The use of laser technology to investigate the effect of railway ballast roundness on shear strength

Abstract

The heavy haul coal line of the South African railway network is facing a problem where ballast particles are becoming rounded, negatively affecting performance and thus leading to shorter planned maintenance cycles. This has been attributed to the lack of a more scientific way of evaluating the ballast shape properties. The objective of this paper is to investigate the effect of ballast particle roundness on shear strength properties of five ballast materials used on the Transnet Freight Rail heavy haul coal line. A river pebble sample was included in the study as the reference material for extremely rounded ballast. All six materials were scanned in a 3-D laser scanning system to develop models of the ballast and the river pebble particles. Based on the laser scanner results, a new empirical model has been developed to determine the surface area of ballast materials. The surface area values were further used to develop a chart to assess different particle shapes with varying degrees of roundness.
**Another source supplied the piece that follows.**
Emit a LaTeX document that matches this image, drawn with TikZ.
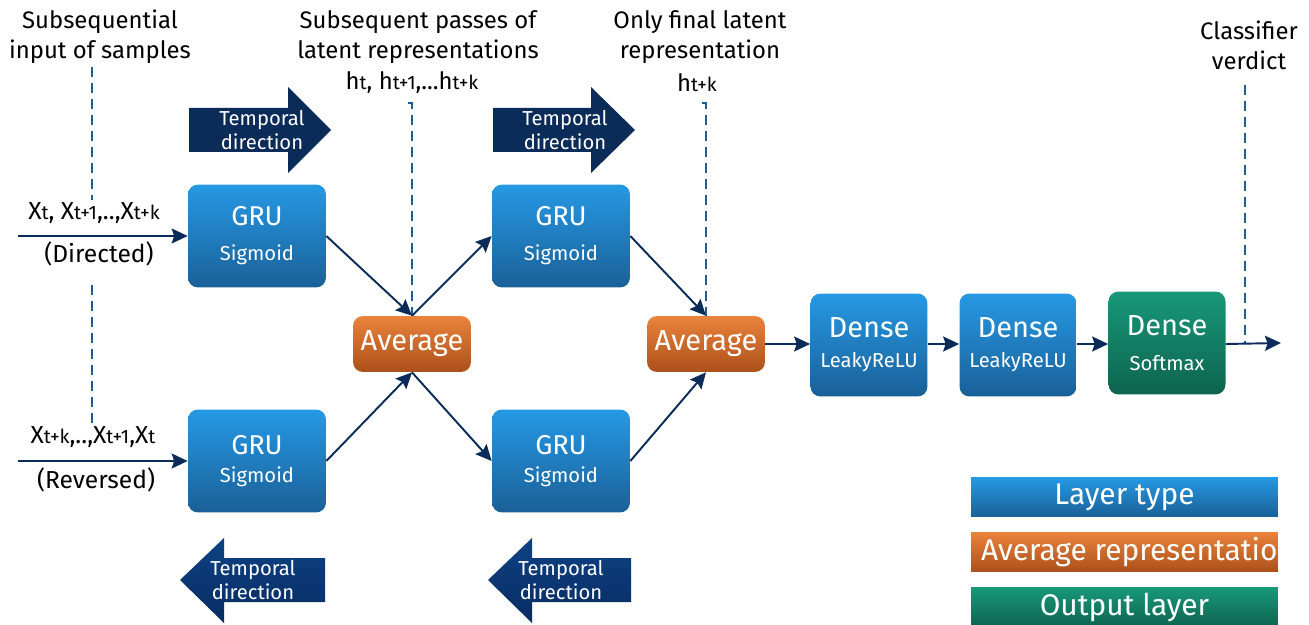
\documentclass[tikz,border=0pt]{standalone}
\usepackage{fontspec}
\setmainfont{Fira Sans}
\usepackage{xcolor}
\usepackage{tikz}
\usetikzlibrary{positioning, arrows.meta}

\definecolor{navy}{RGB}{11,43,88}
\definecolor{navytop}{RGB}{14,66,132}
\definecolor{navybot}{RGB}{8,44,98}
\definecolor{grutop}{RGB}{38,153,228}
\definecolor{grubot}{RGB}{26,96,152}
\definecolor{avgtop}{RGB}{234,131,60}
\definecolor{avgbot}{RGB}{172,80,26}
\definecolor{outtop}{RGB}{24,152,122}
\definecolor{outbot}{RGB}{13,100,78}
\definecolor{guidecol}{RGB}{30,94,150}

\newcommand{\sidx}[1]{{\fontsize{11}{12}\selectfont #1}}

\begin{document}
\begin{tikzpicture}[
      x=0.02cm, y=-0.02cm,
      every node/.style={align=center, inner sep=0pt},
      box/.style={rounded corners=0.2cm, minimum width=2.76cm, minimum height=2.06cm, text=white},
      grubox/.style={box, top color=grutop, bottom color=grubot},
      avgbox/.style={box, top color=avgtop, bottom color=avgbot, minimum width=2.36cm, minimum height=1.12cm,
                     font=\fontsize{16.5}{19}\selectfont},
      densebox/.style={grubox, minimum width=2.34cm},
      outbox/.style={densebox, top color=outtop, bottom color=outbot},
      legbox/.style={minimum width=6.14cm, minimum height=0.8cm, text=white, font=\fontsize{17}{20}\selectfont},
      caption/.style={font=\fontsize{13.6}{17}\selectfont},
      inlabel/.style={font=\fontsize{14}{16}\selectfont, fill=white, inner sep=1pt},
      tdir/.style={text=white, font=\fontsize{11.5}{14}\selectfont},
      arrow/.style={-{Stealth[length=0.32cm, width=0.3cm, inset=0.05cm]}, navy, line width=1.1pt},
      guide/.style={guidecol, line width=1pt, dash pattern=on 0.2cm off 0.12cm}
  ]
  \useasboundingbox (0,0) rectangle (1309,625);

  % Guide lines ------------------------------------------------
  \draw[guide] (92,67) -- (92,200);
  \draw[guide] (92,285) -- (92,427);
  \draw[guide] (408,103) -- (412,103) -- (412,316);
  \draw[guide] (702,103) -- (706,103) -- (706,316);
  \draw[guide] (1245,85) -- (1245,343);

  % Temporal direction arrows
  \fill[navy] (189,108) -- (288,108) -- (288,87) -- (331,130) -- (288,173) -- (288,152) -- (189,152) -- cycle;
  \fill[navy] (493,108) -- (591,108) -- (591,87) -- (635,130) -- (591,173) -- (591,152) -- (493,152) -- cycle;
  \shade[top color=navytop, bottom color=navybot] (180,580) -- (224,538) -- (224,558) -- (325,558)
        -- (325,602) -- (224,602) -- (224,623) -- cycle;
  \shade[top color=navytop, bottom color=navybot] (488,580) -- (532,538) -- (532,558) -- (631,558)
        -- (631,602) -- (532,602) -- (532,623) -- cycle;
  \node[tdir] (tdir1) at (262,130) {Temporal\\direction};
  \node[tdir] (tdir2) at (565,130) {Temporal\\direction};
  \node[tdir] (tdir3) at (253,580) {Temporal\\direction};
  \node[tdir] (tdir4) at (561,580) {Temporal\\direction};

  % Nodes ------------------------------------------------
  \node[grubox] (gruup1)   at (257,236) {{\fontsize{15.5}{18}\selectfont GRU}\\[8pt]{\fontsize{11.5}{14}\selectfont Sigmoid}};
  \node[grubox] (grudown1) at (257,461) {{\fontsize{15.5}{18}\selectfont GRU}\\[4pt]{\fontsize{11.5}{14}\selectfont Sigmoid}};
  \node[avgbox] (avg1)     at (412,344) {Average};
  \node[grubox] (gruup2)   at (561,236) {{\fontsize{15.5}{18}\selectfont GRU}\\[8pt]{\fontsize{11.5}{14}\selectfont Sigmoid}};
  \node[grubox] (grudown2) at (561,461) {{\fontsize{15.5}{18}\selectfont GRU}\\[4pt]{\fontsize{11.5}{14}\selectfont Sigmoid}};
  \node[avgbox] (avg2)     at (706,344) {Average};
  \node[densebox] (dense1) at (869,345) {{\fontsize{16.5}{19}\selectfont Dense}\\[5pt]{\fontsize{11.5}{14}\selectfont LeakyReLU}};
  \node[densebox] (dense2) at (1018,345) {{\fontsize{16.5}{19}\selectfont Dense}\\[5pt]{\fontsize{11.5}{14}\selectfont LeakyReLU}};
  \node[outbox]   (dense3) at (1167,343) {{\fontsize{16.5}{19}\selectfont Dense}\\[8pt]{\fontsize{11.5}{14}\selectfont Softmax}};

  % Labels
  \node[caption] (incap)  at (100,37)  {Subsequential\\input of samples};
  \node[caption] (latcap) at (418,37)  {Subsequent passes of\\latent representations};
  \node[caption] (fincap) at (700,37)  {Only final latent\\representation};
  \node[caption] (outcap) at (1249,45) {Classifier\\verdict};
  \node[caption] (hall)   at (412,83)  {h\sidx{t}, h\sidx{t+1},...h\sidx{t+k}};
  \node[caption] (hlast)  at (697,83)  {h\sidx{t+k}};
  \node[inlabel] (xdir)   at (94,213)  {X\sidx{t}, X\sidx{t+1},..,X\sidx{t+k}};
  \node[inlabel] (dirtxt) at (99,254)  {(Directed)};
  \node[inlabel] (xrev)   at (93,437)  {X\sidx{t+k},..,X\sidx{t+1},X\sidx{t}};
  \node[inlabel] (revtxt) at (96,480)  {(Reversed)};

  % Legend
  \node[legbox, top color=grutop, bottom color=grubot] (leglayer) at (1124.5,497) {Layer type};
  \node[legbox, top color=avgtop, bottom color=avgbot] (legavg) at (1124.5,552) {\phantom{A}};
  \begin{scope}
    \clip (legavg.south west) rectangle (legavg.north east);
    \node[legbox, anchor=west, minimum width=0pt] (legavgtxt) at ([xshift=0.2cm]legavg.west) {Average representation};
  \end{scope}
  \node[legbox, top color=outtop, bottom color=outbot] (legout) at (1124.5,607) {Output layer};

  % Arrows ------------------------------------------------
  \coordinate (in1) at (18,236);
  \coordinate (in2) at (18,461);
  \coordinate (out) at (1281,343);
  \draw[arrow] (in1) -- (gruup1.west);
  \draw[arrow] (in2) -- (grudown1.west);
  \draw[arrow] (gruup1.east) -- (avg1.north);
  \draw[arrow] (grudown1.east) -- (avg1.south);
  \draw[arrow] (avg1.north) -- (gruup2.west);
  \draw[arrow] (avg1.south) -- (grudown2.west);
  \draw[arrow] (gruup2.east) -- (avg2.north);
  \draw[arrow] (grudown2.east) -- (avg2.south);
  \draw[arrow] (avg2) -- (dense1.west |- avg2);
  \draw[arrow] (dense1.east |- avg2) -- (dense2.west |- avg2);
  \draw[arrow] (dense2.east |- avg2) -- (dense3.west |- avg2);
  \draw[arrow] (dense3.east |- avg2) -- (out);
\end{tikzpicture}
\end{document}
Triaxial tests were conducted to determine the effect of the roundness on the shear strength properties of the materials. A Mohr-Coulomb failure model was successfully developed from the results to represent individual materials tested. The overall results show that the angle of internal friction increases with roundness of the sample greater than 0.8. More rounded particles have values between 0.6 and 0.7, whereas less rounded particles have values between 0.8 and 1.3. The outcomes of this study would assist with quality assessments in the field and whether or not a degraded ballast track layer has to be replaced.